→ **Challenge**
In the entries below, which lines run from the one containing "Emit a LaTeX" to the one containing "(n6 |- hash.north);"? Copy exactly those lines, ends included, and no others.

++++++++

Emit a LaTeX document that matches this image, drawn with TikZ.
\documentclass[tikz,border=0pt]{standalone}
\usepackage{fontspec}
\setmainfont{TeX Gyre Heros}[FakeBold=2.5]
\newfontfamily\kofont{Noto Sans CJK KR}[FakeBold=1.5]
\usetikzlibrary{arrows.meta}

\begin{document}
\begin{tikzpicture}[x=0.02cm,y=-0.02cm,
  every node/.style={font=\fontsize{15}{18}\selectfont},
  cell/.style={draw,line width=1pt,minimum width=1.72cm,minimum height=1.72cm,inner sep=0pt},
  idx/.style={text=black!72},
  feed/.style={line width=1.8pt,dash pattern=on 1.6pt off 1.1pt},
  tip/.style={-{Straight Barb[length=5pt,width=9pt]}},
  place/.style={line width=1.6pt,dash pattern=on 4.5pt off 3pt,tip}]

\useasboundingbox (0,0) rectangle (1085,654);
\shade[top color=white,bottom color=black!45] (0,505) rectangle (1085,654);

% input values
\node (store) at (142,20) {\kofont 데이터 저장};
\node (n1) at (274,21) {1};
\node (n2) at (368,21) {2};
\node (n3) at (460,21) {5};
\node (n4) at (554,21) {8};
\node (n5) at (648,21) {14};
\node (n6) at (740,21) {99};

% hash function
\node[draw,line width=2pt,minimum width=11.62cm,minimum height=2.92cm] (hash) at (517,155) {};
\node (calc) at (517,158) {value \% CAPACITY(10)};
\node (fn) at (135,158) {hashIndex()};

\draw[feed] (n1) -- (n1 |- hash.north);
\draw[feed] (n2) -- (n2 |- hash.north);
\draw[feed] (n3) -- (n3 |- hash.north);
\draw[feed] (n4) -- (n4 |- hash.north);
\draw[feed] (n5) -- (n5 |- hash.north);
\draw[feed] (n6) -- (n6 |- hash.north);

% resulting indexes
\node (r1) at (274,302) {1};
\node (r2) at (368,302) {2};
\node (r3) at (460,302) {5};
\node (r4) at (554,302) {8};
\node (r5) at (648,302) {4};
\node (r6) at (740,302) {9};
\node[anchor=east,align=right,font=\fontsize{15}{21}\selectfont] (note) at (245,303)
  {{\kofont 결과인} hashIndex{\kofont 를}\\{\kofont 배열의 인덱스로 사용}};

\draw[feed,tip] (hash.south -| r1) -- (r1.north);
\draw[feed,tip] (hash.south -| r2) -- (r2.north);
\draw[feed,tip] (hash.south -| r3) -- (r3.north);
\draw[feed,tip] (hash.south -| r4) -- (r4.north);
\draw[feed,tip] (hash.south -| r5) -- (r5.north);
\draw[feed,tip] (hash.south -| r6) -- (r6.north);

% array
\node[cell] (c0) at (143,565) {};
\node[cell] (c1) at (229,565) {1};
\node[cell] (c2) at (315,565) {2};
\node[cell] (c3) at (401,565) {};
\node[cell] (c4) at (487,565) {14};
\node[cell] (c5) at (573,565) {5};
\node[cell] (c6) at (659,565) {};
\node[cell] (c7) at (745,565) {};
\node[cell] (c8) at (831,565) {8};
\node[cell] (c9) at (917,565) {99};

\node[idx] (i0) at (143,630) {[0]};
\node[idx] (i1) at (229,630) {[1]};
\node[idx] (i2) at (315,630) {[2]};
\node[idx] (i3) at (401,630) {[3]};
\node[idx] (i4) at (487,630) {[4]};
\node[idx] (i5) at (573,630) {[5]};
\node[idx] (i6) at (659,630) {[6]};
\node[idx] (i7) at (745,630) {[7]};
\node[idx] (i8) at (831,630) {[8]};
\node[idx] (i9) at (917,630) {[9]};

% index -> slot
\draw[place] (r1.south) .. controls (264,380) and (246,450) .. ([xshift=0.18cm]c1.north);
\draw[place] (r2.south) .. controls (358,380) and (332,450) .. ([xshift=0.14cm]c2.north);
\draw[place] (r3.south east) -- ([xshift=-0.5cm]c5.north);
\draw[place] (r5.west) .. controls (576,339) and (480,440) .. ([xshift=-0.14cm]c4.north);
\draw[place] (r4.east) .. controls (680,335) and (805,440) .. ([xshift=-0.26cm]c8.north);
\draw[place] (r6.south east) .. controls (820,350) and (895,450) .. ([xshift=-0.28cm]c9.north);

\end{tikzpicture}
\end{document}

++++++++

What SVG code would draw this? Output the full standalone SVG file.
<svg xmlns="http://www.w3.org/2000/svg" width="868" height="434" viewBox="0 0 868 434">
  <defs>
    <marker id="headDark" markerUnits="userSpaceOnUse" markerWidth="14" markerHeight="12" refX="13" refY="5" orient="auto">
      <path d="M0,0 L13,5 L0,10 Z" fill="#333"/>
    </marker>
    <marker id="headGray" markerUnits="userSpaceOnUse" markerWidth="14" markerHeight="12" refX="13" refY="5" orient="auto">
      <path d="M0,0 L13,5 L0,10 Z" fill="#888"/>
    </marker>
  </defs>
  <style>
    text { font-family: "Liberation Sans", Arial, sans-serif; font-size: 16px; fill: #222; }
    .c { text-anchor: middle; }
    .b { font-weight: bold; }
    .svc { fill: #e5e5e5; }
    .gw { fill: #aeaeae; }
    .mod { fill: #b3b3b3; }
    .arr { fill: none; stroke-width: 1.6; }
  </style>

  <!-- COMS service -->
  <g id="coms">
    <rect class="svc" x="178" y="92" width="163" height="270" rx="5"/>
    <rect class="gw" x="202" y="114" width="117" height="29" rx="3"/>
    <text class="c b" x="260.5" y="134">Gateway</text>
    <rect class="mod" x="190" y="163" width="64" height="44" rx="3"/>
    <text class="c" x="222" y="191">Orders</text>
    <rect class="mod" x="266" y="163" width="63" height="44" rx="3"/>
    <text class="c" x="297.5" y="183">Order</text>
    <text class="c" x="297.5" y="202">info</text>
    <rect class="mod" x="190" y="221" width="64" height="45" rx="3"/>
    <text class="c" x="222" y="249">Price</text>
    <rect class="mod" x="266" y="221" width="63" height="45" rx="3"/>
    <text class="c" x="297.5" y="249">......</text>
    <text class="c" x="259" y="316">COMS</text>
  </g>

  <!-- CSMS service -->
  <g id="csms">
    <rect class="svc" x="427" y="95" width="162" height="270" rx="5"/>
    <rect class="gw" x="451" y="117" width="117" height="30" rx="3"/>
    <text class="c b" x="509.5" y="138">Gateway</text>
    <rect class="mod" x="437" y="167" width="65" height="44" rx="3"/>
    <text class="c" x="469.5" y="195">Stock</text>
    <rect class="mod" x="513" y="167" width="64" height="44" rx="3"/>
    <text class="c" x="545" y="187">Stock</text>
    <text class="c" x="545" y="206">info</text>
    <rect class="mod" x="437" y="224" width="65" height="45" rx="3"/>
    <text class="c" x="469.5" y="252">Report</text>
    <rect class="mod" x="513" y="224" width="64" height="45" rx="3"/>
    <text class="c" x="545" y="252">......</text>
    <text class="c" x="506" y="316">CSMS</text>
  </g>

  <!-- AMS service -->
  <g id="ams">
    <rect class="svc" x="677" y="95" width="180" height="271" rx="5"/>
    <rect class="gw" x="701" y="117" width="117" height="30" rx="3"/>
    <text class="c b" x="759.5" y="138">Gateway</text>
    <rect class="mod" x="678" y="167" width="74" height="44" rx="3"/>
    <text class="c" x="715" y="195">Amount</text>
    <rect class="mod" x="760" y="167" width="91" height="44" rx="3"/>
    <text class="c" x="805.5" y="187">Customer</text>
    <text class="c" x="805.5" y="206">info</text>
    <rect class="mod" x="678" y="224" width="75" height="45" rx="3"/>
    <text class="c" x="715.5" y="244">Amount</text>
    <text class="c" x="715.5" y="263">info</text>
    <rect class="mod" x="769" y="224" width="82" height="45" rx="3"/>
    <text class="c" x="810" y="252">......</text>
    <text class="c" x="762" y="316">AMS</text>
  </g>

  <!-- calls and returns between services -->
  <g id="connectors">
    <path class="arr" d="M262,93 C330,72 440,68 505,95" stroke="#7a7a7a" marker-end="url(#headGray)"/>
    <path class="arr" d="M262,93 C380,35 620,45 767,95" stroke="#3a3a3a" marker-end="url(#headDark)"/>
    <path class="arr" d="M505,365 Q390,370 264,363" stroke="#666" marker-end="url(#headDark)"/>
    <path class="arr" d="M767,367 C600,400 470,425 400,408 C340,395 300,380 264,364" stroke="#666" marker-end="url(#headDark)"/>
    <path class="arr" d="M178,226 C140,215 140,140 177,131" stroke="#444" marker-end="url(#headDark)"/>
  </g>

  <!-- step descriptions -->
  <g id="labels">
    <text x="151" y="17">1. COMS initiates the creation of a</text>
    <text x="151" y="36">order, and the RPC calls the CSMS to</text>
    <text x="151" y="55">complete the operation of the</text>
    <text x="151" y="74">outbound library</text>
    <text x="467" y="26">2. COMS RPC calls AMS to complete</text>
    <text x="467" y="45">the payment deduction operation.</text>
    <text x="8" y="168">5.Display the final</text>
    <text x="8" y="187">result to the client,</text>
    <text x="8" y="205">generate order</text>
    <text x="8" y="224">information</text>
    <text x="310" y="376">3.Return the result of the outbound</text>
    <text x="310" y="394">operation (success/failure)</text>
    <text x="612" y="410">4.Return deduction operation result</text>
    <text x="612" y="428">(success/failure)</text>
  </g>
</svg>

++++++++

→ **Complete response**
Emit a LaTeX document that matches this image, drawn with TikZ.
\documentclass[tikz,border=0pt]{standalone}
\usepackage{fontspec}
\setmainfont{TeX Gyre Heros}[FakeBold=2.5]
\newfontfamily\kofont{Noto Sans CJK KR}[FakeBold=1.5]
\usetikzlibrary{arrows.meta}

\begin{document}
\begin{tikzpicture}[x=0.02cm,y=-0.02cm,
  every node/.style={font=\fontsize{15}{18}\selectfont},
  cell/.style={draw,line width=1pt,minimum width=1.72cm,minimum height=1.72cm,inner sep=0pt},
  idx/.style={text=black!72},
  feed/.style={line width=1.8pt,dash pattern=on 1.6pt off 1.1pt},
  tip/.style={-{Straight Barb[length=5pt,width=9pt]}},
  place/.style={line width=1.6pt,dash pattern=on 4.5pt off 3pt,tip}]

\useasboundingbox (0,0) rectangle (1085,654);
\shade[top color=white,bottom color=black!45] (0,505) rectangle (1085,654);

% input values
\node (store) at (142,20) {\kofont 데이터 저장};
\node (n1) at (274,21) {1};
\node (n2) at (368,21) {2};
\node (n3) at (460,21) {5};
\node (n4) at (554,21) {8};
\node (n5) at (648,21) {14};
\node (n6) at (740,21) {99};

% hash function
\node[draw,line width=2pt,minimum width=11.62cm,minimum height=2.92cm] (hash) at (517,155) {};
\node (calc) at (517,158) {value \% CAPACITY(10)};
\node (fn) at (135,158) {hashIndex()};

\draw[feed] (n1) -- (n1 |- hash.north);
\draw[feed] (n2) -- (n2 |- hash.north);
\draw[feed] (n3) -- (n3 |- hash.north);
\draw[feed] (n4) -- (n4 |- hash.north);
\draw[feed] (n5) -- (n5 |- hash.north);
\draw[feed] (n6) -- (n6 |- hash.north);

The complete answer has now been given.